Two weekends ago I headed to Paris for Roland Garros 2014, the second Grand Slam of the Year. I always thought it was officially called the ‘French Open’, similar to the Australian or US Opens, but having now visited, I realised that’s not the case and it’s actually known as Roland Garros.
That’s a minor detail really! The venue is named after Roland Garros, a famous French aviator, and it’s been held there since 1928. It’s the second Grand Slam of the year, the only ‘Slam’ on clay and it ends the clay court season. It’s also the only ‘Slam’ that starts on the Sunday while it also has no rest day.
And it’s the third ‘Slam’ I’ve been too after the Australian Open way back in 2002 and Wimbledon in 2012. Now I just need to get myself over to New York and Flushing Meadows.
Although it officially starts on Sunday, the defending champions only play on the Monday, which I found a little strange. Nevertheless, being a Sunday the grounds were full and there was a terrific atmosphere throughout.

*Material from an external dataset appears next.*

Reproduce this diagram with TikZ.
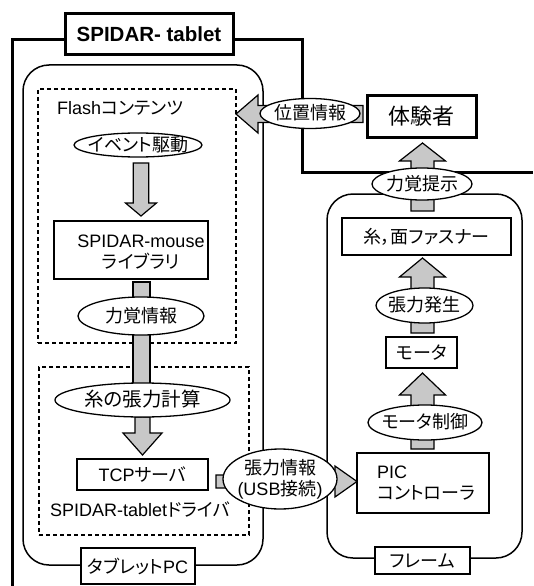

We saw some quality tennis and were very lucky with the weather which threatened on occasion to disrupt play but never did (in fact, there were even long stretches of sunshine!). First up on Court One was an entertaining ladies match which went the distance before the No. 6 seed, Tomas Berdych from the Czech Republic saw off a spirited Polish qualifier in straight sets.
From there we headed off to the outside courts and while there certainly are not as many as at Wimbledon, you can get very close to the action. There may be no benches alike there are at Wimbledon, but the stands are no more than five levels up so it’s very close and intimate. We enjoyed a few matches on a few courts before settling in on Court No. 7 for a great match that although ended in three sets, could have been a lot more. The tennis was absolutely superb; so good in fact that no-one moved at any point during the 2h:40 match, and it was a great way to finish off a great day’s tennis.
How to buy tickets and logistics?
Like many other major sporting events, tickets sell out quickly so if you are planning to visit, it’s imperative to visit the official site (http://www.rolandgarros.com/en_FR/) at the start of the year and register by clicking on ‘Tickets’, second from the right. Once you have registered and created an account, you can sign up for the ticketing alert, which lets you know when tickets will be released. (That turned out to be in early February). On that day, you need to be online a few minutes before tickets are made available and then it’s just a matter of waiting in the queue.
Once the tickets have been issued, a few weeks before the tournament begins, you need to assign the tickets to their owners (full name and date of birth) and when we entered, we were asked for ID.
Unlike Wimbledon, there’s no ballot, no lottery and you cannot get tickets on the day buy queuing up. You must buy in advance.
Tickets were reasonably priced – EUR 30 bought us access to the outside courts while for an extra EUR 13, we purchased pre-assigned seats on Court One to see two men’s singles plus two ladies’ singles matches.